Bogs & Painting

After a weekend buried under palettes of paint and canvas’, coupled with a lovely visit from my little sister and her husband (“little” being the literal and figurative term: my eldest son, 13, is half a head taller than her), we went down to the bog yesterday evening- it was cut 2 weeks ago, but has been too wet and soft to go near. I love seeing it before anyone “works” it (every family have their own tradition and style of stacking in order to dry it. These bogs have been worked (to dry the bog/turf as fuel) by these families for centuries)

We drive down little overgrown tracks to get there; narrow roads with deep ditches either side, filled with wild flowers and flag irises


Fields of bog with bog cotton grown on it (our boys picked armfuls of this soft fluffy stuff!)

This is the part which is “cut-away”:

And then laid out (they are extruded through a special bog cutting machine into lines to dry):

We don’t own any bog, but rent some every year. Despite  having a large protruding belly that will hinder me no end, there is a great sense of excitement in our house at the thoughts of the bog season beginning (and for the boys, getting paid for the work is a great encouragement!!)
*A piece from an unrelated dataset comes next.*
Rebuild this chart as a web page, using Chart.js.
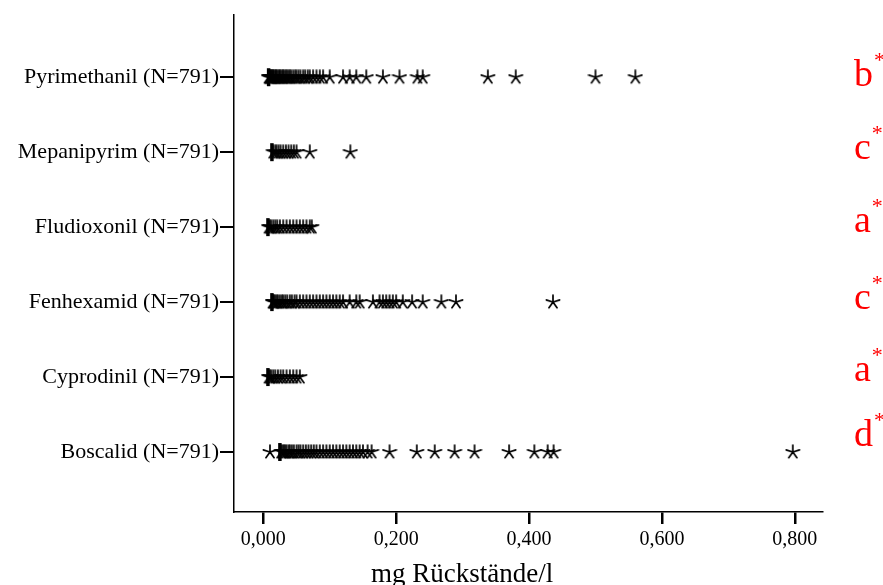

This year, my interest in the bog is two-fold, as I have been painting this exact area of bog, using aerial photographs and old maps.

So when we walked it yesterday, it was an extraordinary feeling of knowing, knowing where we were standing in the greater picture of things, amidst all these ancient bogs and field systems;

where families have worked, and been warmed and sustained by them, for generations.